Preventing discrimination in your workplace
The Free Online Dictionary defines discrimination as: 1.The act of discriminating and 2.The ability or power to see or make fine distinctions; discernment. The dictionary offers a third definition as well, one that is relevant to each person’s workplace: 3. Treatment or consideration based on class or category rather than individual merit; partiality or prejudice.
Employment discrimination occurs when employers illegally single out employees or job applicants on the basis of certain characteristics.

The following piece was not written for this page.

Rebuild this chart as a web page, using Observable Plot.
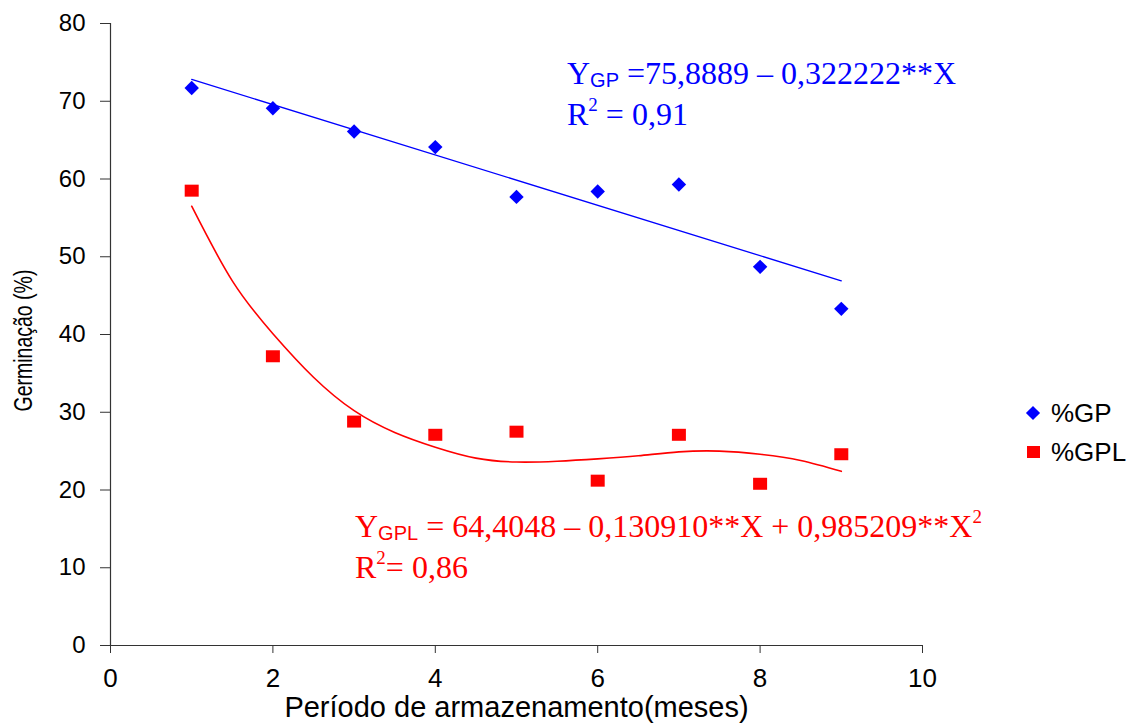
<!DOCTYPE html>
<html><head><meta charset="utf-8">
<script src="https://cdn.jsdelivr.net/npm/d3@7"></script>
<script src="https://cdn.jsdelivr.net/npm/@observablehq/plot@0.6"></script>
<style>
body{margin:0;background:#fff;}
#wrap{position:relative;width:1138px;height:728px;overflow:hidden;}
.eq{position:absolute;font-family:"Liberation Serif","Times New Roman",serif;font-size:32px;line-height:37px;white-space:nowrap;}
.eq .sub{font-family:"Liberation Sans",Arial,sans-serif;font-size:20px;position:relative;top:3px;}
.eq .sup{font-size:19px;position:relative;top:-14px;}
.leg{position:absolute;font-family:"Liberation Sans",Arial,sans-serif;font-size:26px;line-height:28px;white-space:nowrap;}
.sw{display:inline-block;position:absolute;}
</style></head><body><div id="wrap"></div>
<script>
// data
const months = [1, 2, 3, 4, 5, 6, 7, 8, 9];
const gp = [71.7, 69.1, 66.1, 64.1, 57.7, 58.4, 59.3, 48.7, 43.3];
const gpl = [58.5, 37.2, 28.8, 27.1, 27.5, 21.2, 27.1, 20.8, 24.6];
const gpTrendX = [1, 9];
const gpTrendY = [72.8, 46.9];
const gplTrendX = [1, 1.5, 2, 2.5, 3, 3.5, 4, 4.5, 5, 5.5, 6, 6.5, 7, 7.5, 8, 8.5, 9];
const gplTrendY = [56.5, 46.9, 40.1, 34.5, 30.2, 27.4, 25.5, 24.1, 23.6, 23.7, 24.0, 24.4, 24.9, 25.0, 24.6, 23.8, 22.4];
const xTicks = [0, 2, 4, 6, 8, 10];
const yTicks = [0, 10, 20, 30, 40, 50, 60, 70, 80];
const seriesNames = ["%GP", "%GPL"];
const seriesColors = ["#0000ff", "#ff0000"];
const xTitle = "Período de armazenamento(meses)";
const yTitle = "Germinação (%)";

const ptsGP = months.map((m, i) => ({x: m, y: gp[i]}));
const ptsGPL = months.map((m, i) => ({x: m, y: gpl[i]}));
const trGP = gpTrendX.map((x, i) => ({x, y: gpTrendY[i]}));
const trGPL = gplTrendX.map((x, i) => ({x, y: gplTrendY[i]}));

const rectSym = {draw(ctx) { ctx.rect(-7, -6, 14, 12); }};
const sans = "'Liberation Sans',Arial,sans-serif";

const chart = Plot.plot({
  width: 1138, height: 728,
  marginLeft: 110, marginRight: 216, marginTop: 23, marginBottom: 83,
  style: {fontFamily: sans, fontSize: "22px", background: "transparent", color: "#000"},
  x: {domain: [0, 10]},
  y: {domain: [0, 80]},
  marks: [
    Plot.ruleX([0], {stroke: "#333", strokeWidth: 1.2}),
    Plot.ruleY([0], {stroke: "#333", strokeWidth: 1.2}),
    Plot.axisY({ticks: yTicks, tickSize: 10, tickPadding: 15, fontSize: 24, label: null, stroke: "#333"}),
    Plot.axisX({ticks: xTicks, tickSize: 8, tickPadding: 15, fontSize: 26, label: null, stroke: "#333"}),
    Plot.line(trGP, {x: "x", y: "y", stroke: seriesColors[0], strokeWidth: 1.3}),
    Plot.line(trGPL, {x: "x", y: "y", stroke: seriesColors[1], strokeWidth: 1.6, curve: "natural"}),
    Plot.dot(ptsGP, {x: "x", y: "y", symbol: "diamond2", r: 6.5, fill: seriesColors[0], stroke: "none"}),
    Plot.dot(ptsGPL, {x: "x", y: "y", symbol: rectSym, fill: seriesColors[1], stroke: "none"}),
    Plot.text([yTitle], {frameAnchor: "left", textAnchor: "middle", dx: -87, dy: 6, rotate: -90, fontSize: 25, className: "ytitle"}),
    Plot.text([xTitle], {frameAnchor: "bottom", dy: 71, fontSize: 29})
  ]
});
d3.select(chart).selectAll('.ytitle text').attr("transform", function() {
  return (this.getAttribute("transform") || "") + " scale(0.78,1)";
});
const wrap = document.getElementById("wrap");
wrap.appendChild(chart);

function addDiv(cls, html, left, top, color) {
  const d = document.createElement("div");
  d.className = cls; d.innerHTML = html;
  d.style.left = left + "px"; d.style.top = top + "px";
  if (color) d.style.color = color;
  wrap.appendChild(d);
  return d;
}
addDiv("eq", 'Y<span class="sub">GP</span> =75,8889 – 0,322222**X<br>R<span class="sup">2</span> = 0,91', 567, 55, seriesColors[0]);
addDiv("eq", 'Y<span class="sub">GPL</span> = 64,4048 – 0,130910**X + 0,985209**X<span class="sup">2</span><br>R<span class="sup">2</span>= 0,86', 355, 508, seriesColors[1]);

// legend
addDiv("leg", seriesNames[0], 1051, 399, "#000");
addDiv("leg", seriesNames[1], 1051, 438, "#000");
const s1 = document.createElement("div"); s1.className = "sw";
Object.assign(s1.style, {left: "1028px", top: "408px", width: "10px", height: "10px", background: seriesColors[0], transform: "rotate(45deg)"});
const s2 = document.createElement("div"); s2.className = "sw";
Object.assign(s2.style, {left: "1027px", top: "446px", width: "13px", height: "12px", background: seriesColors[1]});
wrap.appendChild(s1); wrap.appendChild(s2);
</script></body></html>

To be the "illegal" form of employment discrimination, employers must adversely single out employee(s) on the basis of age, creed, disability, national origin, race, color, religion, military duty, genetics or gender (sex) , in violation of federal employment discrimination laws or other laws that have anti-discrimination provisions.
And just in case you think this doesn’t happen or happens infrequently, consider the following. The Equal Employment Opportunity Commission reported 99,947 employment discrimination charges in the fiscal year ending 9/30/2011 – the highest number on record.
Here are a few things you can do to create a climate in your workplace where discrimination or the perception of discrimination cannot flourish.
- Model good behavior. Be courteous to all of your colleagues. Set an example.
- Develop a written anti-discrimination policy. Talk with others about your organization’s intolerance for discrimination.
- If someone comes to talk with you about something they think is harassing or discriminatory that has happened in the workplace, listen carefully, investigate promptly and act appropriately.
- Don’t retaliate against someone for bringing forward what they sincerely feel is a problem.
- Provide training on what constitutes illegal discrimination and how to avoid it. Be certain that training includes information on preventing harassment.
- Audit your employment decisions (hires, promotions, disciplinary actions, salary increases/decreases, etc.) regularly to be sure you are not having a negative impact on a specific group of people.
- Confront the person responsible if you see harassing or discriminatory behavior.
- Celebrate diversity.
Finally, if – in spite of your best efforts – you do draw a charge of discrimination, work with a skilled and knowledgeable attorney who specializes in employment law. An expert will help you and your organization respond appropriately.
 Be aware that congregations and religious organizations may be in a unique position to have religious requirements for certain positions that are not illegal. This is a complex topic that is not covered here.